About recent experimental evidence of Majorana edge states in topological superconductors I have a couple of question about the recent experimental evidence of Majorana edge states in topological superconductors.
Which are the main differences between the experimental signatures of Majorana edge states found in the work of Kouwenhoven (http://www.sciencemag.org/content/336/6084/1003.abstract), and in that of Yazdani (http://www.sciencemag.org/content/346/6209/602.abstract)?
Does their experimental signatures (zero-bias conductance) be in principle explained without invoking Majoranas?
And finally, are there other experimental methods which have provided, or could reasonably provide in the next time, experimental evidence of the presence of Majorana edge states in topological superconductors, other than those based on measuring the zero-bias conductance peak?

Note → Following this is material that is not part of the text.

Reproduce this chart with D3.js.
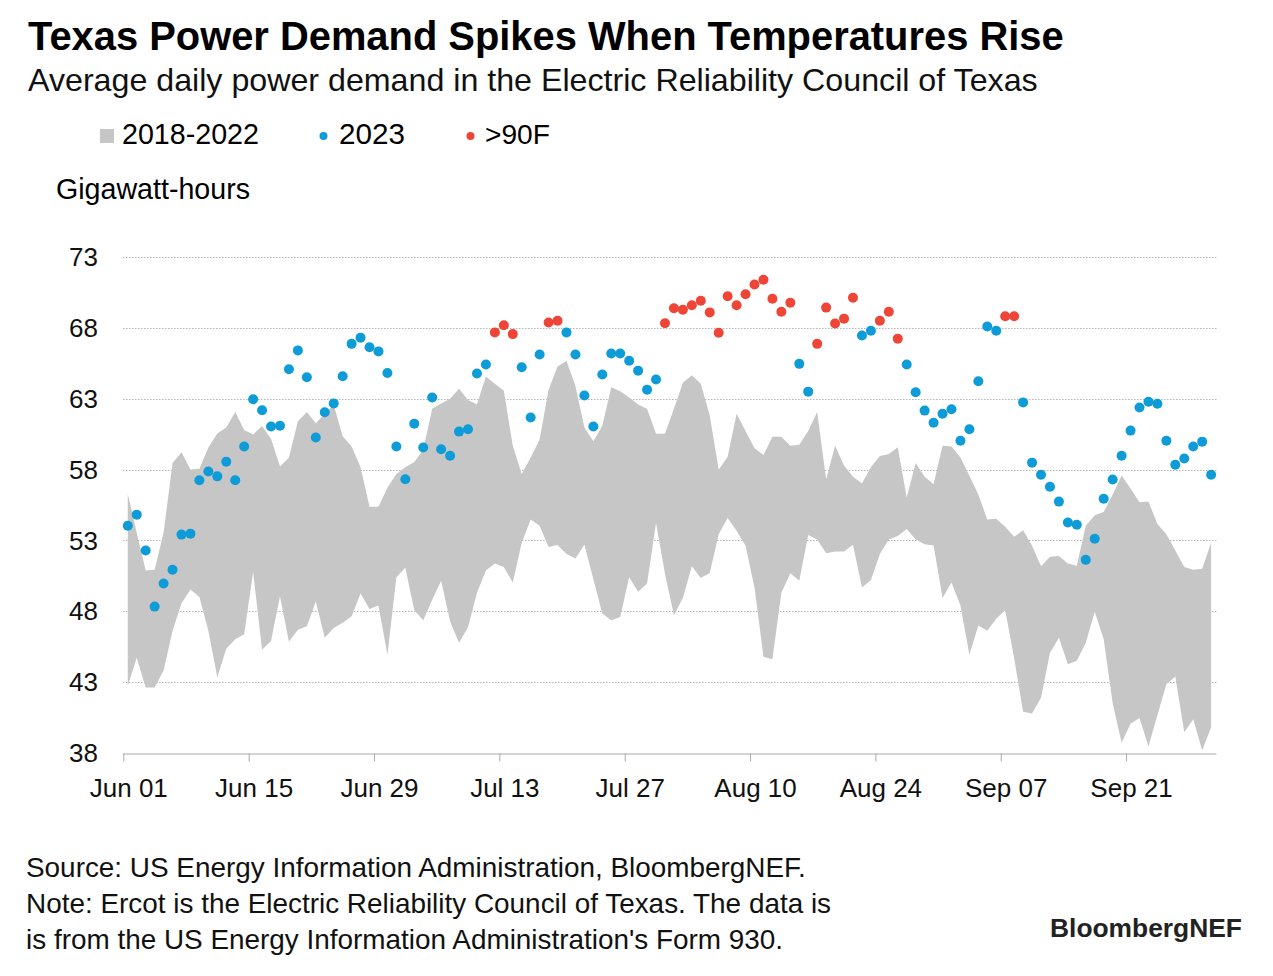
<!DOCTYPE html>
<html>
<head>
<meta charset="utf-8">
<script src="https://cdn.jsdelivr.net/npm/d3@7"></script>
<style>
  html, body { margin: 0; padding: 0; background: #fff; }
  svg { display: block; font-family: "Liberation Sans", Arial, Helvetica, sans-serif; }
</style>
</head>
<body>
<svg id="chart" width="1273" height="976"></svg>
<script>
// ---------- DATA ----------
const startDate = "2023-06-01";
const endDate = "2023-10-01";
const xTickLabels = ["Jun 01", "Jun 15", "Jun 29", "Jul 13", "Jul 27", "Aug 10", "Aug 24", "Sep 07", "Sep 21"];
const yTicks = [38, 43, 48, 53, 58, 63, 68, 73];

// 2023 average daily demand (GWh), Jun 1 .. Sep 30
const demand2023 = [
  54.04, 54.82, 52.29, 48.33, 49.96, 50.93, 53.41, 53.48, 57.25, 57.86,
  57.52, 58.56, 57.25, 59.63, 62.96, 62.18, 61.04, 61.09, 65.08, 66.41,
  64.52, 60.26, 62.04, 62.67, 64.59, 66.87, 67.31, 66.63, 66.34, 64.81,
  59.63, 57.32, 61.24, 59.56, 63.08, 59.44, 58.97, 60.68, 60.85, 64.78,
  65.42, 67.68, 68.19, 67.56, 65.22, 61.67, 66.12, 68.38, 68.50, 67.68,
  66.12, 63.23, 61.04, 64.71, 66.19, 66.19, 65.68, 64.98, 63.64, 64.35,
  68.33, 69.38, 69.28, 69.60, 69.91, 69.09, 67.65, 70.23, 69.60, 70.37,
  71.06, 71.40, 70.06, 69.14, 69.77, 65.46, 63.50, 66.87, 69.43, 68.31,
  68.65, 70.13, 67.46, 67.80, 68.50, 69.14, 67.24, 65.42, 63.45, 62.16,
  61.31, 61.94, 62.26, 60.04, 60.85, 64.23, 68.09, 67.80, 68.82, 68.82,
  62.74, 58.49, 57.64, 56.79, 55.74, 54.26, 54.11, 51.63, 53.12, 55.94,
  57.30, 58.97, 60.75, 62.38, 62.79, 62.65, 60.04, 58.34, 58.78, 59.63,
  59.97, 57.64
];

// Days (index from Jun 1) above 90F
const hotDays = [41, 42, 43, 47, 48, 60, 61, 62, 63, 64, 65, 66, 67, 68, 69, 70, 71, 72, 73, 74,
  77, 78, 79, 80, 81, 84, 85, 86, 98, 99];

// 2018-2022 range: high and low
const rangeHigh = [
  56.30, 53.55, 50.88, 50.93, 53.55, 58.46, 59.22, 58.00, 58.05, 59.56,
  60.55, 60.97, 62.06, 60.80, 60.48, 61.07, 60.17, 58.22, 58.83, 61.41,
  62.06, 61.26, 61.94, 62.55, 60.36, 59.63, 58.17, 55.38, 55.38, 56.71,
  57.69, 58.17, 58.54, 59.39, 62.30, 62.67, 62.99, 63.71, 62.91, 62.60,
  64.57, 64.06, 63.57, 59.68, 57.69, 58.85, 60.12, 63.64, 65.27, 65.66,
  63.89, 60.97, 60.00, 61.09, 63.81, 63.52, 63.08, 62.60, 62.30, 60.53,
  60.53, 62.30, 64.13, 64.66, 64.05, 61.82, 57.98, 58.90, 61.94, 60.72,
  59.51, 59.02, 60.31, 60.31, 59.68, 59.75, 60.72, 62.06, 57.32, 59.68,
  58.29, 57.49, 57.01, 58.17, 58.95, 59.10, 59.58, 56.03, 58.46, 57.49,
  56.96, 59.68, 59.63, 58.85, 57.57, 56.23, 54.48, 54.53, 53.97, 53.26,
  53.72, 52.63, 51.17, 51.85, 51.90, 51.37, 51.22, 54.04, 54.77, 55.01,
  56.23, 57.59, 56.67, 55.69, 55.74, 54.16, 53.43, 52.29, 51.12, 50.93,
  51.00, 52.83
];
const rangeLow = [
  42.74, 44.73, 42.62, 42.62, 43.83, 46.63, 48.57, 49.54, 49.01, 46.63,
  43.35, 45.36, 46.02, 46.38, 50.76, 45.29, 45.90, 49.06, 45.85, 46.70,
  46.94, 48.69, 46.14, 46.82, 47.19, 47.65, 49.25, 48.16, 48.40, 44.93,
  50.40, 51.08, 48.08, 47.36, 48.81, 50.15, 47.28, 45.78, 46.87, 49.30,
  50.88, 51.37, 51.12, 50.03, 52.83, 54.48, 54.04, 52.53, 52.68, 52.05,
  51.73, 52.70, 50.27, 47.84, 47.36, 47.60, 50.40, 49.37, 49.96, 54.23,
  50.64, 47.72, 48.94, 51.17, 50.35, 50.71, 53.43, 54.58, 53.68, 52.63,
  49.67, 44.80, 44.61, 49.30, 50.69, 50.15, 53.38, 53.07, 52.10, 52.22,
  52.22, 52.70, 49.67, 50.20, 52.05, 53.07, 53.31, 53.80, 53.07, 52.73,
  52.65, 48.94, 50.03, 48.40, 44.93, 46.99, 46.63, 47.48, 48.08, 44.68,
  40.91, 40.79, 41.89, 45.05, 46.14, 44.27, 44.51, 45.78, 47.96, 46.02,
  41.52, 38.73, 40.06, 40.47, 38.48, 40.67, 42.86, 43.39, 39.46, 40.38,
  38.19, 39.82
];

const legendLabels = ["2018-2022", "2023", ">90F"];
const titleText = "Texas Power Demand Spikes When Temperatures Rise";
const subtitleText = "Average daily power demand in the Electric Reliability Council of Texas";
const unitText = "Gigawatt-hours";
const footLines = [
  "Source: US Energy Information Administration, BloombergNEF.",
  "Note: Ercot is the Electric Reliability Council of Texas. The data is",
  "is from the US Energy Information Administration's Form 930."
];

// ---------- STYLE ----------
const COL_AREA = "#c6c6c6";
const COL_BLUE = "#0e9cd9";
const COL_RED = "#ee4537";
const COL_TEXT = "#000";

const svg = d3.select("#chart");

const parse = d3.utcParse("%Y-%m-%d");
const t0 = parse(startDate), t1 = parse(endDate);
const days = d3.utcDay.range(t0, t1);
const mid = d => d3.utcHour.offset(d, 12);

const x = d3.scaleUtc().domain([t0, t1]).range([123.3, 1215.6]);
const y = d3.scaleLinear().domain([38, 73]).range([753, 257]);

const rows = days.map((d, i) => ({
  date: d, v: demand2023[i], lo: rangeLow[i], hi: rangeHigh[i], hot: hotDays.includes(i)
}));

function fit(sel, width) {
  const node = sel.node();
  const fs = parseFloat(sel.attr("font-size"));
  const w = node.getComputedTextLength();
  sel.attr("font-size", (fs * width / w).toFixed(2));
}

// ---------- TITLES ----------
svg.append("text").attr("x", 28).attr("y", 50)
  .attr("font-size", 40).attr("font-weight", "bold").attr("fill", COL_TEXT)
  .text(titleText).call(fit, 1036);
svg.append("text").attr("x", 28).attr("y", 91)
  .attr("font-size", 28).attr("fill", "#111")
  .text(subtitleText).call(fit, 1010);

// ---------- LEGEND ----------
const lg = svg.append("g");
lg.append("rect").attr("x", 100).attr("y", 129).attr("width", 14).attr("height", 14).attr("fill", COL_AREA);
lg.append("text").attr("x", 122).attr("y", 144).attr("font-size", 26).text(legendLabels[0]).call(fit, 137);
lg.append("circle").attr("cx", 323.5).attr("cy", 136).attr("r", 4).attr("fill", COL_BLUE);
lg.append("text").attr("x", 339).attr("y", 144).attr("font-size", 26).text(legendLabels[1]).call(fit, 66);
lg.append("circle").attr("cx", 470.5).attr("cy", 136).attr("r", 4).attr("fill", COL_RED);
lg.append("text").attr("x", 485).attr("y", 144).attr("font-size", 26).text(legendLabels[2]).call(fit, 65);

svg.append("text").attr("x", 56).attr("y", 199).attr("font-size", 26)
  .text(unitText).call(fit, 194);

// ---------- GRID ----------
svg.append("g").selectAll("line").data(yTicks.filter(t => t !== 38)).join("line")
  .attr("x1", 123).attr("x2", 1216.5)
  .attr("y1", d => Math.round(y(d)) + 0.5).attr("y2", d => Math.round(y(d)) + 0.5)
  .attr("stroke", "#b5b5b5").attr("stroke-width", 1).attr("stroke-dasharray", "1.5,1.5");

// y labels
svg.append("g").selectAll("text").data(yTicks).join("text")
  .attr("x", 98).attr("y", d => y(d)).attr("dy", "0.35em")
  .attr("text-anchor", "end").attr("font-size", 26).attr("fill", "#111")
  .text(d => d);

// ---------- AREA ----------
const area = d3.area()
  .x(d => x(mid(d.date)))
  .y0(d => y(d.lo))
  .y1(d => y(d.hi));
svg.append("path").datum(rows).attr("d", area).attr("fill", COL_AREA);

// ---------- X AXIS ----------
const tickDates = xTickLabels.map((l, i) => d3.utcDay.offset(t0, 14 * i));
const xAxis = d3.axisBottom(x).tickValues(tickDates)
  .tickFormat((d, i) => xTickLabels[i]).tickSize(8).tickSizeOuter(0);
const gx = svg.append("g").attr("transform", "translate(0,753.5)").call(xAxis);
gx.select(".domain").attr("stroke", "#aaa").attr("d", `M${123},0.5H${1216.5}`);
gx.selectAll(".tick line").attr("stroke", "#aaa");
gx.selectAll(".tick text").attr("font-size", 26).attr("font-family", "Liberation Sans, Arial, sans-serif")
  .attr("fill", "#111").attr("x", 5).attr("y", 25).attr("dy", "0.71em");

// ---------- DOTS ----------
svg.append("g").selectAll("circle").data(rows).join("circle")
  .attr("cx", d => x(mid(d.date)))
  .attr("cy", d => y(d.v))
  .attr("r", 5)
  .attr("fill", d => d.hot ? COL_RED : COL_BLUE);

// ---------- FOOTER ----------
const foot = svg.append("g");
footLines.forEach((l, i) => {
  const t = foot.append("text").attr("x", 26).attr("y", 877 + 36 * i).attr("font-size", 26).attr("fill", "#111").text(l);
  if (i === 0) t.call(fit, 780);
});
const fs0 = foot.select("text").attr("font-size");
foot.selectAll("text").attr("font-size", fs0);

svg.append("text").attr("x", 1050).attr("y", 937).attr("font-size", 26)
  .attr("font-weight", "bold").attr("fill", "#222")
  .text("BloombergNEF").call(fit, 192);
</script>
</body>
</html>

PS: My question is related with this other "Experimental signature of topological superconductor". 
 A: There is no fundamental difference between the signatures found in the two works (Kouwenhoven and Yazdani). Both are tunneling spectroscopy, which roughly measures whether there is a zero-energy single-particle state in the spectrum. Yazdani's setup allowed him to do measurement away from the edge, so that the localization of the edge state can be directly measured. 
Just the signatures of zero-bias peak alone can be easily explained by other mechanisms, and Kouwenhoven actually discussed many alternatives. The point is that this signature is supplied by several other measurements (such as the correlation between the zero-bias peak and the direction of the magnetic field, oscillation of splitting of the peak with the magnetic field, etc.), which would be hard to explain without invoking Majoranas. However these are somewhat indirect and although the experimental data has got a lot better, you can argue that none of them is definitive.
The real challenge is to detect the "Majorana" character of the edge state, not just the zero energy. However, experiments of this type are much more difficult than transport, because they all involve quantum interference in one way or another. Easiest among those is probably 4pi Josephson effect, but there has been only a single experiment on that so far.